== MATERIAL ==
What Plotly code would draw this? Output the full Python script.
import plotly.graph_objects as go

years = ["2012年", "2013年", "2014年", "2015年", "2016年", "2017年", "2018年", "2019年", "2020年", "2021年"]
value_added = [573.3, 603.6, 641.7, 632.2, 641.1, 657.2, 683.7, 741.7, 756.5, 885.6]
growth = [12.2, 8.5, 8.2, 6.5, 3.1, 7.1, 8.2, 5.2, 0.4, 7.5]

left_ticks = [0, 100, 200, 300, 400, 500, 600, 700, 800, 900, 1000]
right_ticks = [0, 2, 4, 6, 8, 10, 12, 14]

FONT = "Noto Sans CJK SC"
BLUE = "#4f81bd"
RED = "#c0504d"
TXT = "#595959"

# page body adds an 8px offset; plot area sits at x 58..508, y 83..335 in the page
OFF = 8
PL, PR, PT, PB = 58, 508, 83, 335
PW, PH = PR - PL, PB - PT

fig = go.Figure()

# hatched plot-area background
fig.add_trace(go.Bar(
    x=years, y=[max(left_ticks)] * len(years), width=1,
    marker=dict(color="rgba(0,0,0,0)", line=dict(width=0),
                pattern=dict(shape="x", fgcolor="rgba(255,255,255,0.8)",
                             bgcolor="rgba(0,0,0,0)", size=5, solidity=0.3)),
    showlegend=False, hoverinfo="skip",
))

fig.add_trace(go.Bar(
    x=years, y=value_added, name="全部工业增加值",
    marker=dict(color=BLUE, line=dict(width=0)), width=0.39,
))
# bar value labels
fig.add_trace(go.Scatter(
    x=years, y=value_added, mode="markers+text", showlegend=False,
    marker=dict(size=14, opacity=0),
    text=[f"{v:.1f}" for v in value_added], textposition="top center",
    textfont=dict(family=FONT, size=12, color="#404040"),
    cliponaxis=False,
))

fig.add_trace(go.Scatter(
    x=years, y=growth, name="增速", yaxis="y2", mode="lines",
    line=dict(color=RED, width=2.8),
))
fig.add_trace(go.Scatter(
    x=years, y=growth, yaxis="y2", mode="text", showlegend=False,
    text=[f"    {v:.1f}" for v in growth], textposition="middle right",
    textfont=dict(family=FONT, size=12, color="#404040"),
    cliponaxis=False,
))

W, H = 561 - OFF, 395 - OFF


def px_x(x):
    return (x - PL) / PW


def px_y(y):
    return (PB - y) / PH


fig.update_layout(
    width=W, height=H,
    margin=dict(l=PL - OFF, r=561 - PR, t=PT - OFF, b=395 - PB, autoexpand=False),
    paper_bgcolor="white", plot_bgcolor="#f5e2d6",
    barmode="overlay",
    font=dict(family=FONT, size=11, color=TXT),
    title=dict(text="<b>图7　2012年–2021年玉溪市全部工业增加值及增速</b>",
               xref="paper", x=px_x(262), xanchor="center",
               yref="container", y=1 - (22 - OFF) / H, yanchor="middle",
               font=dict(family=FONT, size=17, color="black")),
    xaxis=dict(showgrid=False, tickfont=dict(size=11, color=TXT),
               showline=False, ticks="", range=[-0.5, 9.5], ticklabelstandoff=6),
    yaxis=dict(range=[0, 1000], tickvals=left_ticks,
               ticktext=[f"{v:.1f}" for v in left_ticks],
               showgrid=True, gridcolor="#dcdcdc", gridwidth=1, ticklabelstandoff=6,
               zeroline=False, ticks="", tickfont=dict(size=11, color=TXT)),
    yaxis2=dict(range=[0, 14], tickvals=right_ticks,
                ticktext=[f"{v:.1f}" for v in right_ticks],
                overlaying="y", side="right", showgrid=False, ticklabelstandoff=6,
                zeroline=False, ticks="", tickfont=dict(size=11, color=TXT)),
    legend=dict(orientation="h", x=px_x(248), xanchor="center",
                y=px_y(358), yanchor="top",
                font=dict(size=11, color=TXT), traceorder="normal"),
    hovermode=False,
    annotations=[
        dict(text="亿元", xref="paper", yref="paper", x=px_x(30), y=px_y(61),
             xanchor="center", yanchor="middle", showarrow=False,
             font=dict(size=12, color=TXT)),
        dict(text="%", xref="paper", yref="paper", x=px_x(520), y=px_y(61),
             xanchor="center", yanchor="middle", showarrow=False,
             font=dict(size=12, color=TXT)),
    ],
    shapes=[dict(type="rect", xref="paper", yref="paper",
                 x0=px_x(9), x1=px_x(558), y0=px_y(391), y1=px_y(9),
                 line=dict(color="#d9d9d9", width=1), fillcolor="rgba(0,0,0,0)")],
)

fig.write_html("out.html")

== WHAT IS ASKED ==
Quote each line of the data above exactly as written.

== COMPLETED EXERCISE ==
What Plotly code would draw this? Output the full Python script.
import plotly.graph_objects as go

years = ["2012年", "2013年", "2014年", "2015年", "2016年", "2017年", "2018年", "2019年", "2020年", "2021年"]
value_added = [573.3, 603.6, 641.7, 632.2, 641.1, 657.2, 683.7, 741.7, 756.5, 885.6]
growth = [12.2, 8.5, 8.2, 6.5, 3.1, 7.1, 8.2, 5.2, 0.4, 7.5]

left_ticks = [0, 100, 200, 300, 400, 500, 600, 700, 800, 900, 1000]
right_ticks = [0, 2, 4, 6, 8, 10, 12, 14]

FONT = "Noto Sans CJK SC"
BLUE = "#4f81bd"
RED = "#c0504d"
TXT = "#595959"

# page body adds an 8px offset; plot area sits at x 58..508, y 83..335 in the page
OFF = 8
PL, PR, PT, PB = 58, 508, 83, 335
PW, PH = PR - PL, PB - PT

fig = go.Figure()

# hatched plot-area background
fig.add_trace(go.Bar(
    x=years, y=[max(left_ticks)] * len(years), width=1,
    marker=dict(color="rgba(0,0,0,0)", line=dict(width=0),
                pattern=dict(shape="x", fgcolor="rgba(255,255,255,0.8)",
                             bgcolor="rgba(0,0,0,0)", size=5, solidity=0.3)),
    showlegend=False, hoverinfo="skip",
))

fig.add_trace(go.Bar(
    x=years, y=value_added, name="全部工业增加值",
    marker=dict(color=BLUE, line=dict(width=0)), width=0.39,
))
# bar value labels
fig.add_trace(go.Scatter(
    x=years, y=value_added, mode="markers+text", showlegend=False,
    marker=dict(size=14, opacity=0),
    text=[f"{v:.1f}" for v in value_added], textposition="top center",
    textfont=dict(family=FONT, size=12, color="#404040"),
    cliponaxis=False,
))

fig.add_trace(go.Scatter(
    x=years, y=growth, name="增速", yaxis="y2", mode="lines",
    line=dict(color=RED, width=2.8),
))
fig.add_trace(go.Scatter(
    x=years, y=growth, yaxis="y2", mode="text", showlegend=False,
    text=[f"    {v:.1f}" for v in growth], textposition="middle right",
    textfont=dict(family=FONT, size=12, color="#404040"),
    cliponaxis=False,
))

W, H = 561 - OFF, 395 - OFF


def px_x(x):
    return (x - PL) / PW


def px_y(y):
    return (PB - y) / PH


fig.update_layout(
    width=W, height=H,
    margin=dict(l=PL - OFF, r=561 - PR, t=PT - OFF, b=395 - PB, autoexpand=False),
    paper_bgcolor="white", plot_bgcolor="#f5e2d6",
    barmode="overlay",
    font=dict(family=FONT, size=11, color=TXT),
    title=dict(text="<b>图7　2012年–2021年玉溪市全部工业增加值及增速</b>",
               xref="paper", x=px_x(262), xanchor="center",
               yref="container", y=1 - (22 - OFF) / H, yanchor="middle",
               font=dict(family=FONT, size=17, color="black")),
    xaxis=dict(showgrid=False, tickfont=dict(size=11, color=TXT),
               showline=False, ticks="", range=[-0.5, 9.5], ticklabelstandoff=6),
    yaxis=dict(range=[0, 1000], tickvals=left_ticks,
               ticktext=[f"{v:.1f}" for v in left_ticks],
               showgrid=True, gridcolor="#dcdcdc", gridwidth=1, ticklabelstandoff=6,
               zeroline=False, ticks="", tickfont=dict(size=11, color=TXT)),
    yaxis2=dict(range=[0, 14], tickvals=right_ticks,
                ticktext=[f"{v:.1f}" for v in right_ticks],
                overlaying="y", side="right", showgrid=False, ticklabelstandoff=6,
                zeroline=False, ticks="", tickfont=dict(size=11, color=TXT)),
    legend=dict(orientation="h", x=px_x(248), xanchor="center",
                y=px_y(358), yanchor="top",
                font=dict(size=11, color=TXT), traceorder="normal"),
    hovermode=False,
    annotations=[
        dict(text="亿元", xref="paper", yref="paper", x=px_x(30), y=px_y(61),
             xanchor="center", yanchor="middle", showarrow=False,
             font=dict(size=12, color=TXT)),
        dict(text="%", xref="paper", yref="paper", x=px_x(520), y=px_y(61),
             xanchor="center", yanchor="middle", showarrow=False,
             font=dict(size=12, color=TXT)),
    ],
    shapes=[dict(type="rect", xref="paper", yref="paper",
                 x0=px_x(9), x1=px_x(558), y0=px_y(391), y1=px_y(9),
                 line=dict(color="#d9d9d9", width=1), fillcolor="rgba(0,0,0,0)")],
)

fig.write_html("out.html")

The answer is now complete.